§ **REQUIRED WORK**
Only a number is wanted here: the number of lines of the data that include "with".

§ **ENTRIES PROVIDED**
★ ★ ★ ★ ★

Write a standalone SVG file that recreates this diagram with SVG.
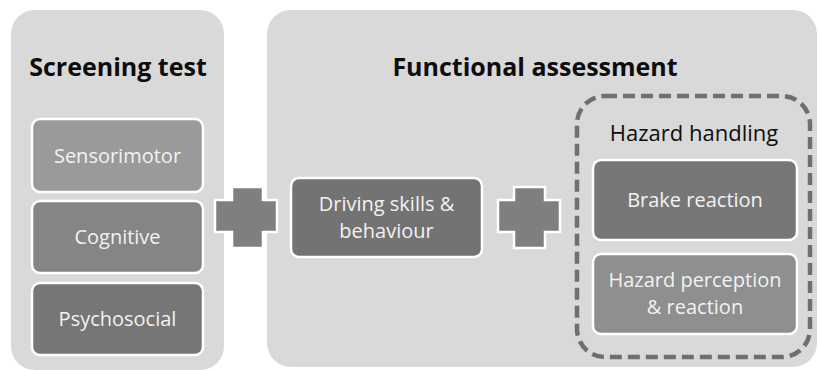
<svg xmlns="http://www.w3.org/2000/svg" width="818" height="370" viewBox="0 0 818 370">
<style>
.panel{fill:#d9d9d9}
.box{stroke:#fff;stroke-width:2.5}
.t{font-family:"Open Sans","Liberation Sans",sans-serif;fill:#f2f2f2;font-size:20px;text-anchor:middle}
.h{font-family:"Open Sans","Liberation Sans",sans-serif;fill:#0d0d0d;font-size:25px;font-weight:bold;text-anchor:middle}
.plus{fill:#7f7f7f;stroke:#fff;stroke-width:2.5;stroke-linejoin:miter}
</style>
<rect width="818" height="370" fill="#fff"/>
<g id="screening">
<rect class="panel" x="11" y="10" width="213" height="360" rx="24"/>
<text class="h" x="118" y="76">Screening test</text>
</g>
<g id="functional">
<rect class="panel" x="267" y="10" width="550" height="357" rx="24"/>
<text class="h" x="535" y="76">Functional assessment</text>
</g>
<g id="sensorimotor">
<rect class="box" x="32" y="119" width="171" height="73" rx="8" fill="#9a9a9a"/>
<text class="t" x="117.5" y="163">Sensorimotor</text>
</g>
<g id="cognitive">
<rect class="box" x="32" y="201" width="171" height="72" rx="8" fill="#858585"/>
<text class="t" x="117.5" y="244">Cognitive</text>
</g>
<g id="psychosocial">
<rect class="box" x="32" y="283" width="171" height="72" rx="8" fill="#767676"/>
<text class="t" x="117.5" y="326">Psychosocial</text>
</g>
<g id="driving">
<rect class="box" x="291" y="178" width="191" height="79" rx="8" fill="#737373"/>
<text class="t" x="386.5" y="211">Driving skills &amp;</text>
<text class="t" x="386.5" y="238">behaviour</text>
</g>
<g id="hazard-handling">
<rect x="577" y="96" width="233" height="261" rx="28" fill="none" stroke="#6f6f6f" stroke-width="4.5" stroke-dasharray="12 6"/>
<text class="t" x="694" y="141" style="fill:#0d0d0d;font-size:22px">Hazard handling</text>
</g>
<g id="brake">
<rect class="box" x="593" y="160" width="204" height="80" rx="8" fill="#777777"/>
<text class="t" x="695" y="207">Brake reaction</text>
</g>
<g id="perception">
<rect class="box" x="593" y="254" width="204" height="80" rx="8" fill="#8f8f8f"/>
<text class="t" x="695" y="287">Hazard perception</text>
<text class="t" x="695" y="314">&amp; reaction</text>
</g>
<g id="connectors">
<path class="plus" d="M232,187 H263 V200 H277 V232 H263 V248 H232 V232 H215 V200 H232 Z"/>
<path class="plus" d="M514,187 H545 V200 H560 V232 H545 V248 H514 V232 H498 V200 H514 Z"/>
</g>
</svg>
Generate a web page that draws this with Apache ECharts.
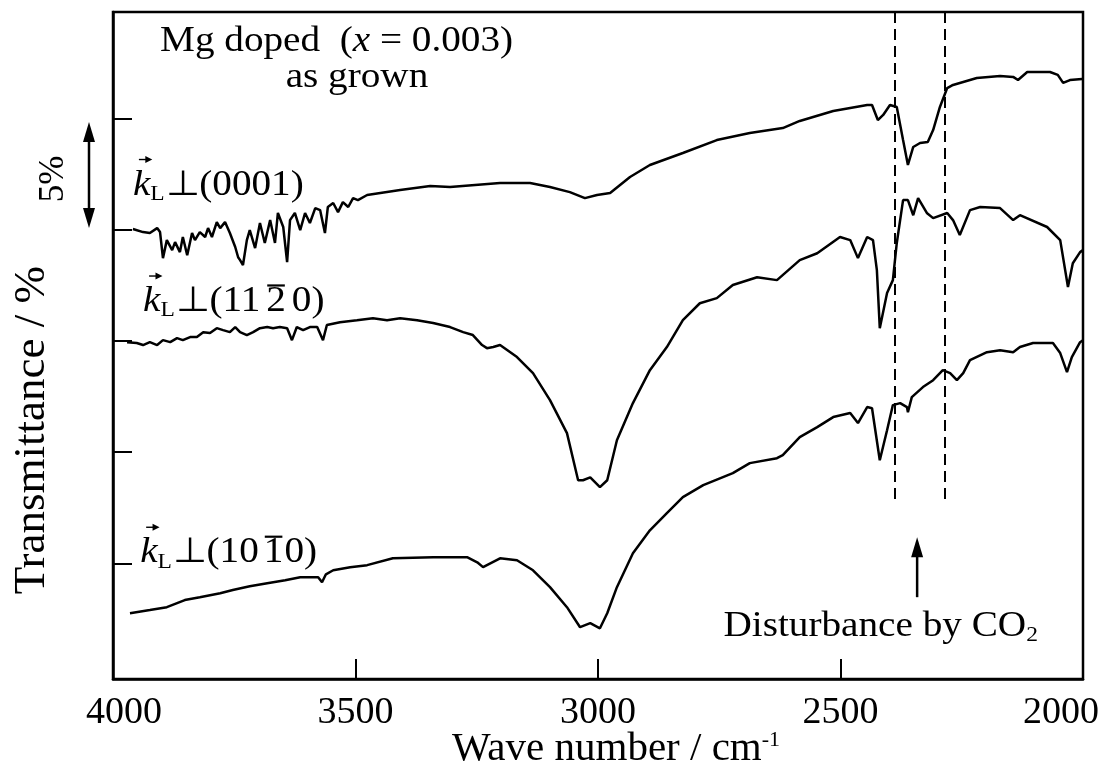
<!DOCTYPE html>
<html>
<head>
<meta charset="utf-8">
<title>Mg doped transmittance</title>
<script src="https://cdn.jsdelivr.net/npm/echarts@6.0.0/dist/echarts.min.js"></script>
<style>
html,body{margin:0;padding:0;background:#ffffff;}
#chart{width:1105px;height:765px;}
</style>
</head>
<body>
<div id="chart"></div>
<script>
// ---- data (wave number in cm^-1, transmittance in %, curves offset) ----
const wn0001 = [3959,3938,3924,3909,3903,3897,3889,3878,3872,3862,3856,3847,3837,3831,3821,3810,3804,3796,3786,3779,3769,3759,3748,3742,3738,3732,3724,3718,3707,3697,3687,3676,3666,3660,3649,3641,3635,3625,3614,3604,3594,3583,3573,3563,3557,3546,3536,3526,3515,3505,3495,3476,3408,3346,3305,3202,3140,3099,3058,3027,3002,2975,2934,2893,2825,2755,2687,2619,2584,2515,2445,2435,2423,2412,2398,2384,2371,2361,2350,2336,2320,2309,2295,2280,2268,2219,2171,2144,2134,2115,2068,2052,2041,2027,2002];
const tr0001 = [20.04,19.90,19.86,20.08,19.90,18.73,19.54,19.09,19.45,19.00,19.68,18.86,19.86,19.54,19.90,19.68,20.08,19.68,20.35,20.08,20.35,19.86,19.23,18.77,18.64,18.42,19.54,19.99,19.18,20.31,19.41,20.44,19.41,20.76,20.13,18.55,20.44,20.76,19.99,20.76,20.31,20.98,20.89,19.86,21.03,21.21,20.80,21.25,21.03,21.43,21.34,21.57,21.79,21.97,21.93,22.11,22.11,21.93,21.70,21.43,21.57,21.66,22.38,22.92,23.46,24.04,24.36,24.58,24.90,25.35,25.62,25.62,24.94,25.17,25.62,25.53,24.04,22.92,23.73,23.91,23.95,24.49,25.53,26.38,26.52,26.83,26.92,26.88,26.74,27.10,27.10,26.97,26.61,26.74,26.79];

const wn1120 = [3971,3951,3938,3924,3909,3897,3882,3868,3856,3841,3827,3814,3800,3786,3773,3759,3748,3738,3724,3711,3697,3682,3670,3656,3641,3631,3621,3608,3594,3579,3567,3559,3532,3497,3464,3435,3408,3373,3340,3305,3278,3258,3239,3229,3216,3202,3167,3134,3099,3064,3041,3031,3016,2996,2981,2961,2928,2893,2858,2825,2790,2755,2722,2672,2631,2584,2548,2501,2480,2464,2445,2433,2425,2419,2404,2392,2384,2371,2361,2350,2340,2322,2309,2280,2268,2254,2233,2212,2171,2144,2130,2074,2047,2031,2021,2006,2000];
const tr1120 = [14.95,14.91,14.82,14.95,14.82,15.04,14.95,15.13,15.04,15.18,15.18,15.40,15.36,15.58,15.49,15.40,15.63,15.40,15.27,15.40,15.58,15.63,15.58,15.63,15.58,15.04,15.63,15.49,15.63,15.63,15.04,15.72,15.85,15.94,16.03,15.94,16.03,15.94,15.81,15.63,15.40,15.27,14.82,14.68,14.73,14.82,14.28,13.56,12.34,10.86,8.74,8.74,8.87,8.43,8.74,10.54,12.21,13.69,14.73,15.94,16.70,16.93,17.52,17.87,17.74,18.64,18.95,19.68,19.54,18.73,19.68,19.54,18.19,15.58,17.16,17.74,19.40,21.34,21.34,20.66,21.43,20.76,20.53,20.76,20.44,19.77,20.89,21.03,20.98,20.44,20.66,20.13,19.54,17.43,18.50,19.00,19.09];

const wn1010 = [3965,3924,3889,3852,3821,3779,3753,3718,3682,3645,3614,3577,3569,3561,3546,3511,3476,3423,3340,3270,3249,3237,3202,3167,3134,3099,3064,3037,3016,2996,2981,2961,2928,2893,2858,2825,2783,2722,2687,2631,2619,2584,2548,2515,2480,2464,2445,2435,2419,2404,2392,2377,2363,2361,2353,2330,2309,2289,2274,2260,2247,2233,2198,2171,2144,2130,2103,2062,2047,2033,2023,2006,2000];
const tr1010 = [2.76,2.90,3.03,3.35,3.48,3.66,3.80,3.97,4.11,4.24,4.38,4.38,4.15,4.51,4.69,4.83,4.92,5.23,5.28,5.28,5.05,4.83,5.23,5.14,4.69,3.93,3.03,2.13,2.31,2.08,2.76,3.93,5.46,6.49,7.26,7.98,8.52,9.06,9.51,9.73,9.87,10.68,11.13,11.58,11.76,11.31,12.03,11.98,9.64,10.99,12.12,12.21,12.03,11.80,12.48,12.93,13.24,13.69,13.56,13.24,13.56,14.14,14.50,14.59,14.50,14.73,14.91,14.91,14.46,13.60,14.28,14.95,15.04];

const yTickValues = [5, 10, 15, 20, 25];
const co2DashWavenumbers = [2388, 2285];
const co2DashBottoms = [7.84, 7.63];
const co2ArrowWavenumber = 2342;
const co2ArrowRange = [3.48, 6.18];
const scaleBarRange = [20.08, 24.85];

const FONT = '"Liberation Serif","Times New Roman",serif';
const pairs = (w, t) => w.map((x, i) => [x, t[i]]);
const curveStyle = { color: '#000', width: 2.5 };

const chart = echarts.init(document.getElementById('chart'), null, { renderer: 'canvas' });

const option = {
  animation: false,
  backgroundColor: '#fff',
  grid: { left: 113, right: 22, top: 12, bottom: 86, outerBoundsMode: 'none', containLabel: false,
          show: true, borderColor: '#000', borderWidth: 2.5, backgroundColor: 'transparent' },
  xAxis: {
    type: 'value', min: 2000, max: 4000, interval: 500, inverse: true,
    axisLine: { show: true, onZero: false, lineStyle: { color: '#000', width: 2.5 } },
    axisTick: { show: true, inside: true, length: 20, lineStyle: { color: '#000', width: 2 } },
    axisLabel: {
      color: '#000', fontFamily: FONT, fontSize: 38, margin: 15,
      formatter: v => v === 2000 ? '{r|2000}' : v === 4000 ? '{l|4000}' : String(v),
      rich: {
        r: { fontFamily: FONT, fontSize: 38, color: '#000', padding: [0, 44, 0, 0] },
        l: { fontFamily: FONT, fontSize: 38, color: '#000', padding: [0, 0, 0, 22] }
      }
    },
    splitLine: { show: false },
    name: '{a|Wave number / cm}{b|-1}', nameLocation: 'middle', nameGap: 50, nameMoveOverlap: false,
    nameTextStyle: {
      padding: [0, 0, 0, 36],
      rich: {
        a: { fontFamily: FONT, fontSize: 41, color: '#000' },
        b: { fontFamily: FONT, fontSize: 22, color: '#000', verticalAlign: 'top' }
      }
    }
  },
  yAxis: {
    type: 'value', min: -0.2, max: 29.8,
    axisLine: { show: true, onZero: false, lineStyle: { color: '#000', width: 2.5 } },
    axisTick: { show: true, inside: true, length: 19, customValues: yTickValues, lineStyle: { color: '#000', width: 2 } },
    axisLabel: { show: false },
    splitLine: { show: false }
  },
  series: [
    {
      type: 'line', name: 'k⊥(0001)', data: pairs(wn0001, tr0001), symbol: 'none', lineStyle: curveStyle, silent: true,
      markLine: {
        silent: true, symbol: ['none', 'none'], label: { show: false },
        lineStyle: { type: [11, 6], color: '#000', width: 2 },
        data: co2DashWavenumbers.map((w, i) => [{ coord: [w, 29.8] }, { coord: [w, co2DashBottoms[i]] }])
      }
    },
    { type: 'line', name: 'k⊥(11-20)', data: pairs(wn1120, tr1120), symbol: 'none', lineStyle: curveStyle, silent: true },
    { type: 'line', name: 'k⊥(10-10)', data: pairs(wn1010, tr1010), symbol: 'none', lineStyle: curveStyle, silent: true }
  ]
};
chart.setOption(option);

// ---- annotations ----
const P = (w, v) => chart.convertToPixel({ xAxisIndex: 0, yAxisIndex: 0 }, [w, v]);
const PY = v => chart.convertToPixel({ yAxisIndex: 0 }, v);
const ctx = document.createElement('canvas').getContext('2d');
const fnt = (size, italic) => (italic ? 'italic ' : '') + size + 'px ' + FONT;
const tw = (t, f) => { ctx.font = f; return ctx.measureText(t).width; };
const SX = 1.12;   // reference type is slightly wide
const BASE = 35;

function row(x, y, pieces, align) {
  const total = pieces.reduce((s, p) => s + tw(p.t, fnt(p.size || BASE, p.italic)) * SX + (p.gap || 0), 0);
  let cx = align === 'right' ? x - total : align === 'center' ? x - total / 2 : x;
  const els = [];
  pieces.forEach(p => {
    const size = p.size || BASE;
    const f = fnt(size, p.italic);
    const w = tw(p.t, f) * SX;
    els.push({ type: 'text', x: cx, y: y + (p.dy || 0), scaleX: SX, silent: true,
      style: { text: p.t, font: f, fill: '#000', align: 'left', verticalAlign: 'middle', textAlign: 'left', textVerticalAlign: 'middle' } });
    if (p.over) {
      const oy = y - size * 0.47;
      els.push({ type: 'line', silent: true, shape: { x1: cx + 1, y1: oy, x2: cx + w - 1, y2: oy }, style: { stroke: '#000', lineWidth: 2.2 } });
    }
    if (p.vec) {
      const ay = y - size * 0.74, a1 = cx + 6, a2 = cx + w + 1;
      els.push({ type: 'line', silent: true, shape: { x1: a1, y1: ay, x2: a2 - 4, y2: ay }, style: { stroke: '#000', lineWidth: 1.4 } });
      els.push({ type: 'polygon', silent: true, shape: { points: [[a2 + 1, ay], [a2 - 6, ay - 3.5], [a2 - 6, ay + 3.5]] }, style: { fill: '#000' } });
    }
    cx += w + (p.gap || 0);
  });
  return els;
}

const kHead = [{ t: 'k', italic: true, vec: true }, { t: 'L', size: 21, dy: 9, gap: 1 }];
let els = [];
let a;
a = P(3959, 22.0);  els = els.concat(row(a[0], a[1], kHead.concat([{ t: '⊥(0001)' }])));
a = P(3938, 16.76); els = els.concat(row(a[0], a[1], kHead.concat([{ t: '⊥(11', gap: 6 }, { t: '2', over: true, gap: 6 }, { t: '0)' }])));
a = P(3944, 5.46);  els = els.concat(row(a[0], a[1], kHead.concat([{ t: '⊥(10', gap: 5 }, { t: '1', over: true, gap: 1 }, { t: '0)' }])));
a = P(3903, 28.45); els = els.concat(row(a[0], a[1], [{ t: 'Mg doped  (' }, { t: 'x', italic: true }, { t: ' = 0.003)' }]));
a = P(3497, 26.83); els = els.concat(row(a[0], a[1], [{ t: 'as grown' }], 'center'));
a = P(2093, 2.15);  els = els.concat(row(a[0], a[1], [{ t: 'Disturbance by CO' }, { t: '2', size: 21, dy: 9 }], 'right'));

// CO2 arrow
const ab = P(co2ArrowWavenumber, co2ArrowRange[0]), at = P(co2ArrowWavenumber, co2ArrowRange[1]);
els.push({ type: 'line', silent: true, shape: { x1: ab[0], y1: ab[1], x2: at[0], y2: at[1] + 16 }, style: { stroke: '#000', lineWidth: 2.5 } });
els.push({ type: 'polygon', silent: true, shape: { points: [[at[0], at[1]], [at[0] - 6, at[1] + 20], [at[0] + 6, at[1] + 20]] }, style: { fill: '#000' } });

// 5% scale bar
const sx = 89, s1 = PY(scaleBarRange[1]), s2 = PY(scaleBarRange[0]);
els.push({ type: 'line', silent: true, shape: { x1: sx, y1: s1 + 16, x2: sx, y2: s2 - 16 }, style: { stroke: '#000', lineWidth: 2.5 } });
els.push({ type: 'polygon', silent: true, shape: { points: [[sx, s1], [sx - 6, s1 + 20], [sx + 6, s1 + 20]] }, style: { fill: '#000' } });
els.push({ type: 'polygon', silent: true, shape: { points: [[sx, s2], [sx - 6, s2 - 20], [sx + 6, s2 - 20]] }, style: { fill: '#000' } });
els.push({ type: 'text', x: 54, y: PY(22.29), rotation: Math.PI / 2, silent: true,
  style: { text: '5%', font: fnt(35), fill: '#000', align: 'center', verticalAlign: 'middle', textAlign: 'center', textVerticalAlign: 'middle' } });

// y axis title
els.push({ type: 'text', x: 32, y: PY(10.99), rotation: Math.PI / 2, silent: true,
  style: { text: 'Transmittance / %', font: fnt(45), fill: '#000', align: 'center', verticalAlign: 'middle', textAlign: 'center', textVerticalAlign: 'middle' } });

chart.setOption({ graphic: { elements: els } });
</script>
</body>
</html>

★ ★ ★ ★ ★

§ **PROBLEM SOLUTION**
2